* **TASK DESCRIPTION**
Set down each entry exactly as given; pictures should not appear in the copy.

— START OF DATASET EXCERPTS —

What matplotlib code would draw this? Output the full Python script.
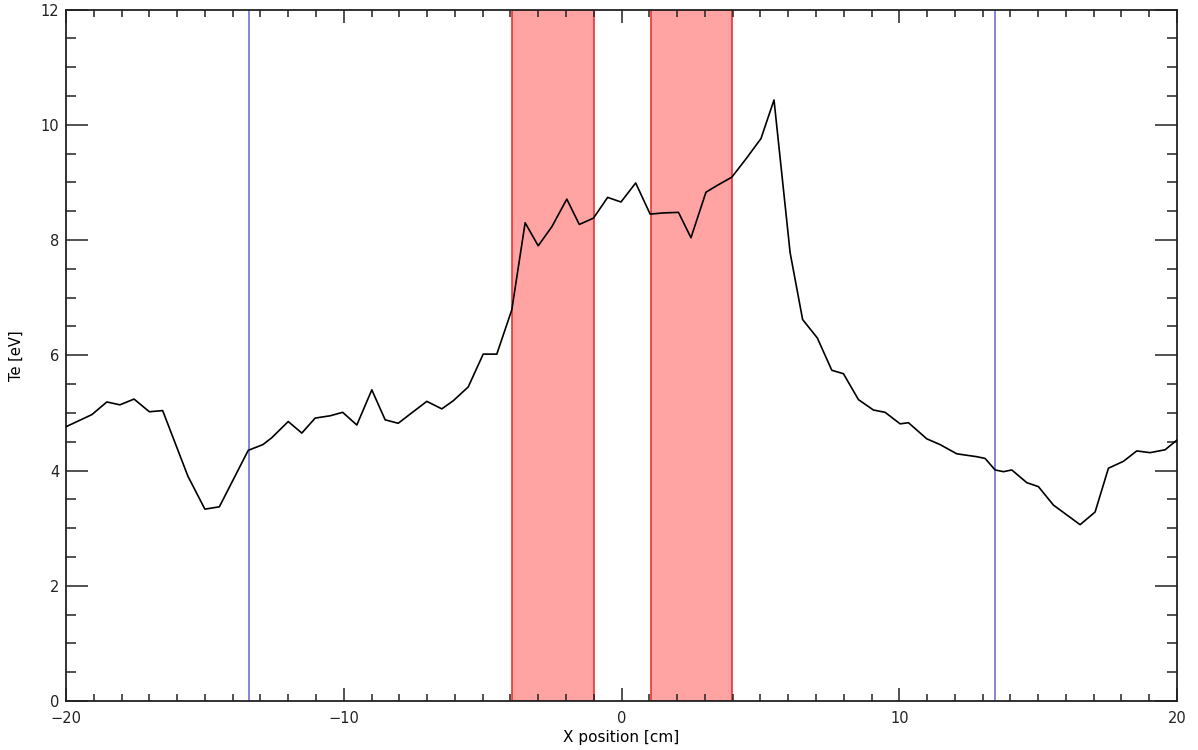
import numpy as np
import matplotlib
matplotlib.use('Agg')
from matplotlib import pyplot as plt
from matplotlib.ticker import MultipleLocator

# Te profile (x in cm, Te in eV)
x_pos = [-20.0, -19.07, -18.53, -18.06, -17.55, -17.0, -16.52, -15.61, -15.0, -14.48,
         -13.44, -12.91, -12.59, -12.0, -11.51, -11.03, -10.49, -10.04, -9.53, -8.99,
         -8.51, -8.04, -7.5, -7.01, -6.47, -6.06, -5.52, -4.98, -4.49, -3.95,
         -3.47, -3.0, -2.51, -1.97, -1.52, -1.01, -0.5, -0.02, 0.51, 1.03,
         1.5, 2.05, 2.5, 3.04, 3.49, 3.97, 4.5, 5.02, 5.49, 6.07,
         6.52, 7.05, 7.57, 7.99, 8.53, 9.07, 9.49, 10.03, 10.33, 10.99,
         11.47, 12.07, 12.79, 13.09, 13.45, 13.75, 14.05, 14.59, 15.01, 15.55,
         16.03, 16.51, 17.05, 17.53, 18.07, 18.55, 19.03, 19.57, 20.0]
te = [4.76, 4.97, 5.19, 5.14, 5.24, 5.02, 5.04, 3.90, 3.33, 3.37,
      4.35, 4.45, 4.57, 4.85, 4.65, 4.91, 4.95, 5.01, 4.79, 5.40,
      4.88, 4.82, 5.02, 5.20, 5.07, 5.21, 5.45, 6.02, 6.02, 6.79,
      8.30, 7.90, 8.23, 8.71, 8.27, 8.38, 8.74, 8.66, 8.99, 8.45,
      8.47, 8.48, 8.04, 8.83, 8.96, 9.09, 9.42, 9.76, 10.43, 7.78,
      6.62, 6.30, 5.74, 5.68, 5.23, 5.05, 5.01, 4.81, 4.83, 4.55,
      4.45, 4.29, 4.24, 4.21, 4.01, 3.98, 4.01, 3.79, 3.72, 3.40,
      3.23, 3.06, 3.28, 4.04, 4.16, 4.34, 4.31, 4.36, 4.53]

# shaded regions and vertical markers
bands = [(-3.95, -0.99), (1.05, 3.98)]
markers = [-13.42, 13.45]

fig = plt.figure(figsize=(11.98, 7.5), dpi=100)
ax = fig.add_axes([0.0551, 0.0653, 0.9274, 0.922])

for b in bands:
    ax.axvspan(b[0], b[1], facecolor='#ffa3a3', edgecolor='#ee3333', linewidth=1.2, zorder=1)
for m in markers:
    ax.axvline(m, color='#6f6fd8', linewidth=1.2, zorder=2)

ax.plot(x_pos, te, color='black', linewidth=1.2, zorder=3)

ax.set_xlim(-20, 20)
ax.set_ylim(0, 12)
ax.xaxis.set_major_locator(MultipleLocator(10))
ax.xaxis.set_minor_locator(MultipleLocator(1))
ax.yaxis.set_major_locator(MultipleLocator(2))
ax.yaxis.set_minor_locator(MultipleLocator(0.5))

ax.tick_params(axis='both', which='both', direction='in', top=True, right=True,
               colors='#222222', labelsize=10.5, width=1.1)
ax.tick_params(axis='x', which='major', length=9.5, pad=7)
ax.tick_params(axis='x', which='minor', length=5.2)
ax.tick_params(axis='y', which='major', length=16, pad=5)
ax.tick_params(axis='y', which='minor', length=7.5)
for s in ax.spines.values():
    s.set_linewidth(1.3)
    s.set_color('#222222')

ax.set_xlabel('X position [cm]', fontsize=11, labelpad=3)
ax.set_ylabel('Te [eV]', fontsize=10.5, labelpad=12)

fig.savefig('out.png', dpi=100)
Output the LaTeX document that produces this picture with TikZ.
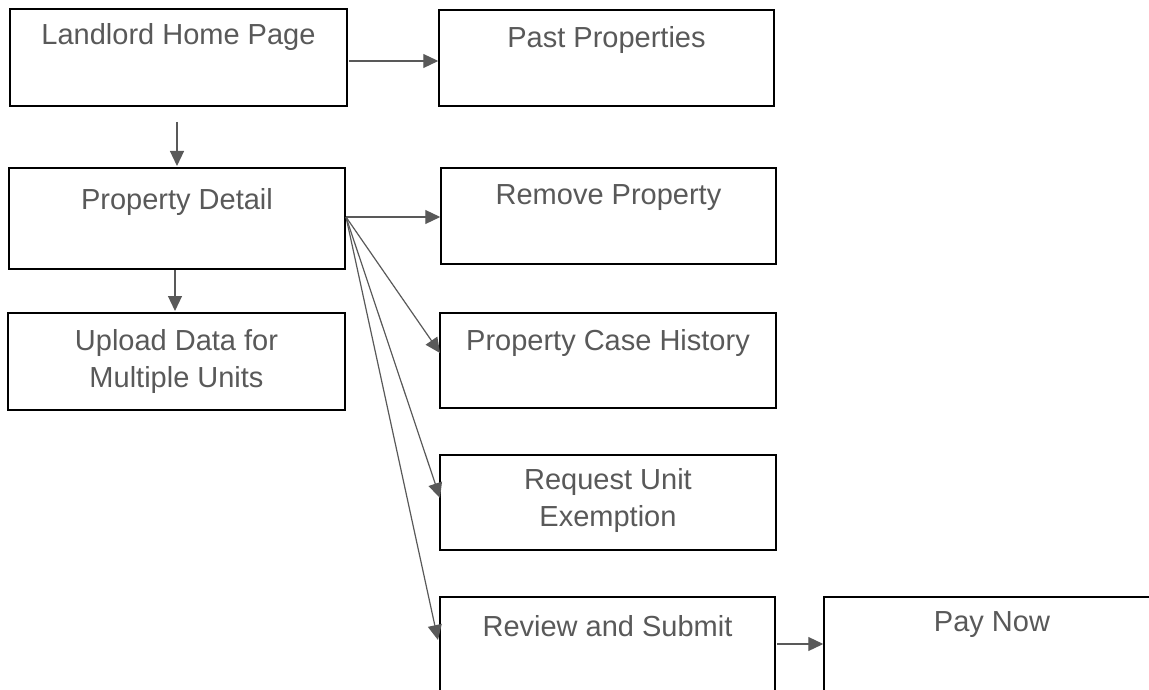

— END OF DATASET EXCERPTS —

* **RESULT OF THIS TASK**
What matplotlib code would draw this? Output the full Python script.
import numpy as np
import matplotlib
matplotlib.use('Agg')
from matplotlib import pyplot as plt
from matplotlib.ticker import MultipleLocator

# Te profile (x in cm, Te in eV)
x_pos = [-20.0, -19.07, -18.53, -18.06, -17.55, -17.0, -16.52, -15.61, -15.0, -14.48,
         -13.44, -12.91, -12.59, -12.0, -11.51, -11.03, -10.49, -10.04, -9.53, -8.99,
         -8.51, -8.04, -7.5, -7.01, -6.47, -6.06, -5.52, -4.98, -4.49, -3.95,
         -3.47, -3.0, -2.51, -1.97, -1.52, -1.01, -0.5, -0.02, 0.51, 1.03,
         1.5, 2.05, 2.5, 3.04, 3.49, 3.97, 4.5, 5.02, 5.49, 6.07,
         6.52, 7.05, 7.57, 7.99, 8.53, 9.07, 9.49, 10.03, 10.33, 10.99,
         11.47, 12.07, 12.79, 13.09, 13.45, 13.75, 14.05, 14.59, 15.01, 15.55,
         16.03, 16.51, 17.05, 17.53, 18.07, 18.55, 19.03, 19.57, 20.0]
te = [4.76, 4.97, 5.19, 5.14, 5.24, 5.02, 5.04, 3.90, 3.33, 3.37,
      4.35, 4.45, 4.57, 4.85, 4.65, 4.91, 4.95, 5.01, 4.79, 5.40,
      4.88, 4.82, 5.02, 5.20, 5.07, 5.21, 5.45, 6.02, 6.02, 6.79,
      8.30, 7.90, 8.23, 8.71, 8.27, 8.38, 8.74, 8.66, 8.99, 8.45,
      8.47, 8.48, 8.04, 8.83, 8.96, 9.09, 9.42, 9.76, 10.43, 7.78,
      6.62, 6.30, 5.74, 5.68, 5.23, 5.05, 5.01, 4.81, 4.83, 4.55,
      4.45, 4.29, 4.24, 4.21, 4.01, 3.98, 4.01, 3.79, 3.72, 3.40,
      3.23, 3.06, 3.28, 4.04, 4.16, 4.34, 4.31, 4.36, 4.53]

# shaded regions and vertical markers
bands = [(-3.95, -0.99), (1.05, 3.98)]
markers = [-13.42, 13.45]

fig = plt.figure(figsize=(11.98, 7.5), dpi=100)
ax = fig.add_axes([0.0551, 0.0653, 0.9274, 0.922])

for b in bands:
    ax.axvspan(b[0], b[1], facecolor='#ffa3a3', edgecolor='#ee3333', linewidth=1.2, zorder=1)
for m in markers:
    ax.axvline(m, color='#6f6fd8', linewidth=1.2, zorder=2)

ax.plot(x_pos, te, color='black', linewidth=1.2, zorder=3)

ax.set_xlim(-20, 20)
ax.set_ylim(0, 12)
ax.xaxis.set_major_locator(MultipleLocator(10))
ax.xaxis.set_minor_locator(MultipleLocator(1))
ax.yaxis.set_major_locator(MultipleLocator(2))
ax.yaxis.set_minor_locator(MultipleLocator(0.5))

ax.tick_params(axis='both', which='both', direction='in', top=True, right=True,
               colors='#222222', labelsize=10.5, width=1.1)
ax.tick_params(axis='x', which='major', length=9.5, pad=7)
ax.tick_params(axis='x', which='minor', length=5.2)
ax.tick_params(axis='y', which='major', length=16, pad=5)
ax.tick_params(axis='y', which='minor', length=7.5)
for s in ax.spines.values():
    s.set_linewidth(1.3)
    s.set_color('#222222')

ax.set_xlabel('X position [cm]', fontsize=11, labelpad=3)
ax.set_ylabel('Te [eV]', fontsize=10.5, labelpad=12)

fig.savefig('out.png', dpi=100)
Output the LaTeX document that produces this picture with TikZ.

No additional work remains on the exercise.